Наиль натужно поднялся, оставив на твердом песке две продавленных лунки. Неловко нагнувшись, отряхнул колени. Тогда Сима как ни в чем не бывало спросила:
– Наиль Файзуллаевич, а вы знаете, что ваше имя в переводе значит?
Наиль перевел дух. Долго дышать в скафандре было непривычно, а от неудобной позы еще и тяжело. Стоя на коленях, а потом поднимаясь, он совсем запыхался.
– Нет, – шумно отдуваясь, сказал он. – Даже в голову, честно говоря… не приходило полюбопытствовать… Знаешь, Сима, у акул бизнеса…
Не хватило дыхания. Он протяжно втянул воздух.
Она подождала и, поняв, что он не станет продолжать, сказала:
– Очень удачное сочетание. Наиль – это дар, а Файзулла – это щедрость Всевышнего. Получается – дар от щедрот Аллаха.
– Однако, – еще дважды со свистом вдохнув и выдохнув, смог снова подать голос Наиль. – А ты-то… Ты-то откуда знаешь?
Сима пожала плечами.
– У меня родственники в Израиле, – ответила она, будто это разом объясняло все. Потом все же растолковала: – Я, когда Вовка первый раз помянул ваше имя… Оно такое напевное. Я, грешным делом, в одном из писем обмолвилась. А у них, наверное, эти вещи на слуху… Перевели.

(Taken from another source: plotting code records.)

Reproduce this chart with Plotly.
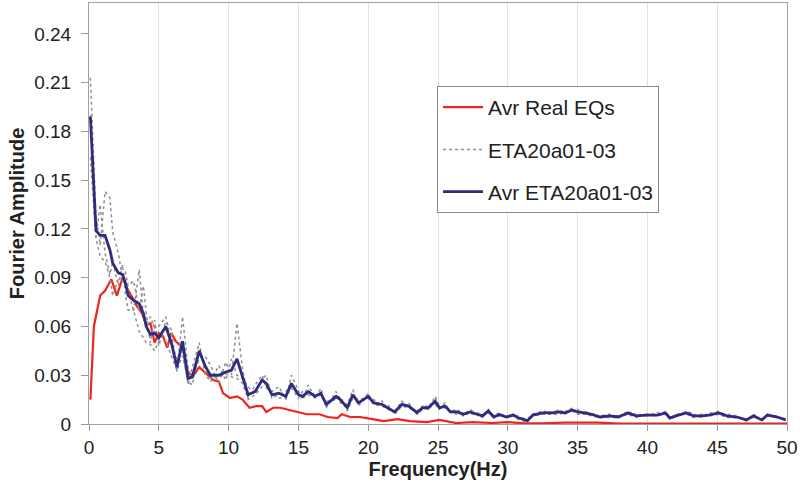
import plotly.graph_objects as go

# ---- data ----
freq_avr = [
    0.1, 0.5, 0.8, 1.15, 1.5, 1.7, 2.1, 2.4, 2.6, 2.8,
    3.2, 3.6, 3.9, 4.1, 4.4, 4.7, 5.0, 5.5, 5.9, 6.3,
    6.7, 7.1, 7.4, 7.9, 8.3, 8.7, 9.3, 9.8, 10.2, 10.6,
    11.0, 11.4, 11.9, 12.4, 12.7, 13.1, 13.6, 14.1, 14.5, 15.0,
    15.3, 15.7, 16.2, 16.6, 17.0, 17.7, 18.0, 18.5, 18.9, 19.3,
    20.0, 20.4, 21.0, 21.4, 21.9, 22.4, 22.9, 23.5, 23.9, 24.3,
    24.8, 25.1, 25.5, 25.9, 26.4, 26.8, 27.3, 27.8, 28.2, 28.6,
    29.0, 29.4, 29.9, 30.4, 30.7, 31.4, 31.8, 32.5, 33.2, 33.7,
    34.1, 34.6, 35.0, 35.5, 36.0, 36.6, 37.3, 37.9, 38.6, 39.2,
    39.9, 40.7, 41.3, 41.6, 42.2, 42.8, 43.3, 43.9, 44.4, 45.1,
    45.7, 46.4, 47.1, 47.6, 48.2, 48.6, 49.3, 49.9,
]
avr_eta = [
    0.189, 0.119, 0.116, 0.116, 0.107, 0.099, 0.093, 0.092, 0.087, 0.079,
    0.076, 0.074, 0.068, 0.060, 0.055, 0.056, 0.053, 0.060, 0.050, 0.035,
    0.051, 0.028, 0.029, 0.045, 0.036, 0.030, 0.030, 0.032, 0.033, 0.040,
    0.029, 0.018, 0.020, 0.027, 0.025, 0.018, 0.019, 0.017, 0.025, 0.018,
    0.017, 0.020, 0.017, 0.019, 0.012, 0.017, 0.015, 0.010, 0.018, 0.013,
    0.017, 0.013, 0.012, 0.010, 0.0074, 0.012, 0.011, 0.007, 0.010, 0.010,
    0.014, 0.010, 0.011, 0.0074, 0.0074, 0.006, 0.0074, 0.006, 0.005, 0.008,
    0.0043, 0.0058, 0.0043, 0.0055, 0.0040, 0.002, 0.0055, 0.0068, 0.0068, 0.0074,
    0.0068, 0.0086, 0.0074, 0.0068, 0.006, 0.0043, 0.005, 0.0043, 0.0068, 0.005,
    0.0055, 0.0055, 0.0068, 0.0037, 0.0055, 0.0068, 0.005, 0.005, 0.0055, 0.0068,
    0.005, 0.0043, 0.0025, 0.005, 0.0025, 0.0055, 0.0043, 0.0025,
]
eta_01 = [
    0.213, 0.128, 0.110, 0.143, 0.139, 0.118, 0.105, 0.090, 0.094, 0.085,
    0.088, 0.070, 0.085, 0.068, 0.050, 0.064, 0.048, 0.063, 0.058, 0.032,
    0.066, 0.034, 0.028, 0.040, 0.042, 0.036, 0.025, 0.038, 0.030, 0.062,
    0.034, 0.016, 0.024, 0.030, 0.022, 0.020, 0.023, 0.015, 0.030, 0.020,
    0.015, 0.024, 0.016, 0.022, 0.010, 0.020, 0.013, 0.012, 0.021, 0.011,
    0.019, 0.012, 0.014, 0.009, 0.008, 0.014, 0.010, 0.008, 0.011, 0.009,
    0.017, 0.011, 0.010, 0.008, 0.009, 0.005, 0.009, 0.006, 0.004, 0.009,
    0.005, 0.007, 0.004, 0.006, 0.004, 0.003, 0.006, 0.008, 0.007, 0.009,
    0.006, 0.010, 0.007, 0.008, 0.006, 0.005, 0.006, 0.004, 0.008, 0.005,
    0.006, 0.005, 0.008, 0.004, 0.006, 0.007, 0.005, 0.006, 0.005, 0.008,
    0.005, 0.004, 0.003, 0.005, 0.003, 0.006, 0.004, 0.003,
]
eta_02 = [
    0.190, 0.115, 0.135, 0.105, 0.092, 0.100, 0.085, 0.098, 0.080, 0.070,
    0.070, 0.095, 0.066, 0.062, 0.066, 0.059, 0.060, 0.066, 0.050, 0.040,
    0.045, 0.024, 0.035, 0.050, 0.031, 0.026, 0.036, 0.027, 0.040, 0.030,
    0.028, 0.023, 0.018, 0.028, 0.030, 0.016, 0.018, 0.020, 0.022, 0.016,
    0.020, 0.018, 0.019, 0.017, 0.014, 0.015, 0.017, 0.008, 0.016, 0.015,
    0.016, 0.015, 0.011, 0.012, 0.006, 0.011, 0.013, 0.006, 0.009, 0.012,
    0.012, 0.009, 0.013, 0.007, 0.006, 0.007, 0.007, 0.005, 0.006, 0.008,
    0.004, 0.005, 0.005, 0.005, 0.005, 0.002, 0.005, 0.006, 0.008, 0.007,
    0.008, 0.008, 0.009, 0.006, 0.007, 0.004, 0.005, 0.005, 0.006, 0.006,
    0.005, 0.007, 0.006, 0.003, 0.005, 0.008, 0.006, 0.004, 0.007, 0.006,
    0.006, 0.005, 0.002, 0.006, 0.002, 0.005, 0.005, 0.002,
]
eta_03 = [
    0.164, 0.114, 0.103, 0.100, 0.090, 0.079, 0.089, 0.088, 0.087, 0.082,
    0.070, 0.057, 0.053, 0.050, 0.049, 0.045, 0.051, 0.051, 0.042, 0.033,
    0.042, 0.026, 0.024, 0.045, 0.035, 0.028, 0.029, 0.031, 0.029, 0.028,
    0.025, 0.015, 0.018, 0.023, 0.023, 0.018, 0.016, 0.016, 0.023, 0.018,
    0.016, 0.018, 0.016, 0.018, 0.012, 0.016, 0.015, 0.010, 0.017, 0.013,
    0.016, 0.012, 0.011, 0.009, 0.008, 0.011, 0.010, 0.007, 0.010, 0.009,
    0.013, 0.010, 0.010, 0.007, 0.007, 0.006, 0.006, 0.007, 0.005, 0.007,
    0.004, 0.006, 0.004, 0.006, 0.003, 0.001, 0.006, 0.006, 0.006, 0.006,
    0.007, 0.008, 0.006, 0.006, 0.005, 0.004, 0.004, 0.004, 0.006, 0.004,
    0.006, 0.005, 0.006, 0.004, 0.006, 0.006, 0.004, 0.005, 0.005, 0.006,
    0.004, 0.004, 0.003, 0.004, 0.003, 0.006, 0.004, 0.003,
]
freq_real = [
    0.1, 0.35, 0.8, 1.15, 1.6, 2.0, 2.4, 2.7, 3.1, 3.4,
    3.8, 4.1, 4.4, 4.7, 5.0, 5.3, 5.6, 5.9, 6.2, 6.7,
    7.1, 7.5, 7.9, 8.4, 8.9, 9.3, 9.6, 10.1, 10.6, 11.0,
    11.5, 12.0, 12.4, 12.7, 13.2, 13.7, 14.4, 14.9, 15.6, 16.5,
    17.1, 17.8, 18.1, 18.7, 19.4, 20.3, 21.1, 22.1, 23.0, 24.2,
    25.1, 26.3, 27.5, 28.9, 29.9, 31.0, 32.5, 34.0, 35.2, 36.5,
    38.0, 40.0, 42.0, 44.0, 46.0, 48.0, 50.0,
]
avr_real = [
    0.015, 0.060, 0.079, 0.082, 0.089, 0.079, 0.090, 0.084, 0.078, 0.073,
    0.068, 0.061, 0.062, 0.050, 0.056, 0.054, 0.047, 0.056, 0.051, 0.047,
    0.031, 0.030, 0.035, 0.031, 0.027, 0.026, 0.019, 0.016, 0.017, 0.015,
    0.010, 0.011, 0.011, 0.0074, 0.010, 0.010, 0.0086, 0.0074, 0.006, 0.006,
    0.0043, 0.0037, 0.006, 0.0043, 0.0043, 0.003, 0.0018, 0.003, 0.0018, 0.0012,
    0.0025, 0.0006, 0.0012, 0.0006, 0.0012, 0.0005, 0.0004, 0.0008, 0.0010, 0.0008,
    0.0003, 0.0004, 0.0003, 0.0003, 0.0002, 0.0002, 0.0002,
]
x_ticks = [0, 5, 10, 15, 20, 25, 30, 35, 40, 45, 50]
y_ticks = [0, 0.03, 0.06, 0.09, 0.12, 0.15, 0.18, 0.21, 0.24]
y_tick_text = ["0", "0.03", "0.06", "0.09", "0.12", "0.15", "0.18", "0.21", "0.24"]

FONT = "Liberation Sans, Arial, sans-serif"
GRAY = "#8f8f8f"

fig = go.Figure()
fig.add_trace(go.Scatter(x=freq_real, y=avr_real, mode="lines", name="Avr Real EQs",
                         line=dict(color="#f2231b", width=2.2), legendgroup="a"))
for i, s in enumerate([eta_01, eta_02, eta_03]):
    fig.add_trace(go.Scatter(x=freq_avr, y=s, mode="lines", name="ETA20a01-03",
                             line=dict(color=GRAY, width=1.5, dash="dot"),
                             legendgroup="b", showlegend=(i == 0)))
fig.add_trace(go.Scatter(x=freq_avr, y=avr_eta, mode="lines", name="Avr ETA20a01-03",
                         line=dict(color="#2e2c7e", width=2.8), legendgroup="c"))

fig.update_layout(
    width=800, height=496,
    margin=dict(l=89, r=13, t=3, b=72),
    paper_bgcolor="white", plot_bgcolor="white",
    font=dict(family=FONT, color="#222222", size=16),
    showlegend=True,
    legend=dict(x=0.4986, y=0.803, xanchor="left", yanchor="top",
                bgcolor="white", bordercolor="#8a8a8a", borderwidth=1,
                font=dict(size=21, color="#222222"),
                traceorder="grouped", tracegroupgap=12, itemwidth=40),
)
fig.update_xaxes(range=[0, 50], tickvals=x_ticks, ticks="outside", ticklen=6,
                 tickcolor="#999999", showline=True, linecolor="#a0a0a0", linewidth=1,
                 mirror=True, showgrid=True, gridcolor="#e2e2e2", gridwidth=1,
                 zeroline=False, tickfont=dict(size=19),
                 title=dict(text="<b>Frequency(Hz)</b>", font=dict(size=20), standoff=2))
fig.update_yaxes(range=[0, 0.259], tickvals=y_ticks, ticktext=y_tick_text, ticks="outside",
                 ticklen=7, tickcolor="#999999", showline=True, linecolor="#a0a0a0",
                 linewidth=1, mirror=True, showgrid=False, zeroline=False,
                 tickfont=dict(size=19), ticklabelstandoff=6,
                 title=dict(text="<b>Fourier Amplitude</b>", font=dict(size=20), standoff=4))

fig.write_html("out.html")
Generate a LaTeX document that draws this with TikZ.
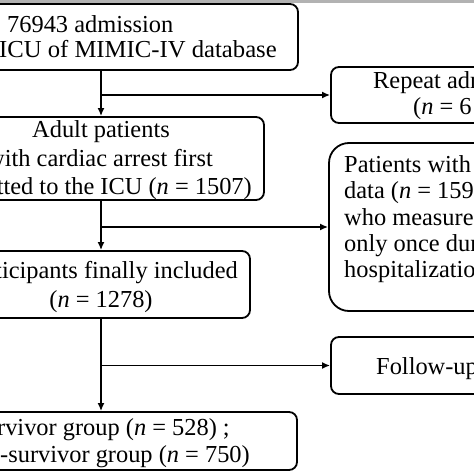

Нарочно не придумаешь, подумал Наиль. Кому же эта щедрость оказана? Его родителям, понятно. Но – сейчас? Ему самому? Или этой девочке и вообще всем поводырям – в его лице? Точнее, усмехнулся он – в его кармане… Или сотворенное общими усилиями чудо – вот дар им всем от щедрот Аллаха? Последняя мысль отчего-то показалась ему самой верной. А потом он сообразил, что он, Наиль, если так, оказывается тезкой одному из героев читаной-перечитаной в детстве «Туманности Андромеды», и тогда вообще перестал понимать, смеяться ему или молиться снова, еще истовей. Какие петли и спирали жизнь вяжет, с благоговейным изумлением подумал он. Тибетский опыт…
Разве может такое сложиться случайно?
– Ты еще не торопишься? – спросил он.
– Ну, в общем, нет, – вежливо ответила она. Он понял. Месяц назад он сам одобрил их план, и вот сегодня на них обвалилась серьезная работа, а он из-за прихоти держит девочку тут, когда там каждый поводырь на счету…
– Сейчас пойдем, – сказал он. – Вот еще немножко на Землю посмотрим…
– Давайте, – послушно сказала Сима.
Двум людям, стоявшим посреди ледяной марсианской пустыни, светила одна и та же звезда Земля.
Она была одна на всех. Другой не будет.
И даже когда вечно грызущиеся за успех состоявшиеся люди, каких большинство, для кого победа – это всего лишь больше хоть чего-нибудь, хоть на одно срубленное дерево, на одну проданную турбину, на одну пойманную рыбу, на один полученный голос, на одного униженного человека, на одного поверженного врага, на одну лихо разбитую машину, на один гордый этаж особняка, на одну тонну нефти, на одну женщину или на одного мужчину, на один ноль на банковском счете, все равно, только бы больше, чем у соседа, окончательно переработают планету на пластиковые бутылки и жестяные банки, бигмаки и шаверму, амфетамины и канцерогены, тигровые шкуры и медвежьи лапы, суперкары и пентхаусы, отвалы и шлаки, вживленные чипы и высокоточные системы залпового огня с обедненным ураном, и когда умирающий океан весь затянется рыхлым полистиролом, колышущимся пополам с мазутной капелью, остатки провонявших химикалиями лесов затянутся дымом зажженных для потехи и самоутверждения пожаров, и ни на улице, ни дома ни единый человек не сможет чувствовать себя в безопасности от тех, кто, как и он сам, жаждет любой ценой хоть на миг ощутить силу, успех, победу, и жизнь станет невозможной, и поводыри лиги разведут, кого успеют и смогут, по землеподобным планетам вселенной, именно единственную Землю будут вспоминать ее успешные убийцы, как рай, из которого они были изгнаны за то, что, дорвавшись до яблони познания добра и зла, нажрались до оскомины сочной мякоти зла, пренебрежительно сплевывая хоть и плодоносные, но твердые и кажущиеся такими малопитательными зернышки добра.
Так, похоже, и случится.
Ведь я действительно знаю о нас все.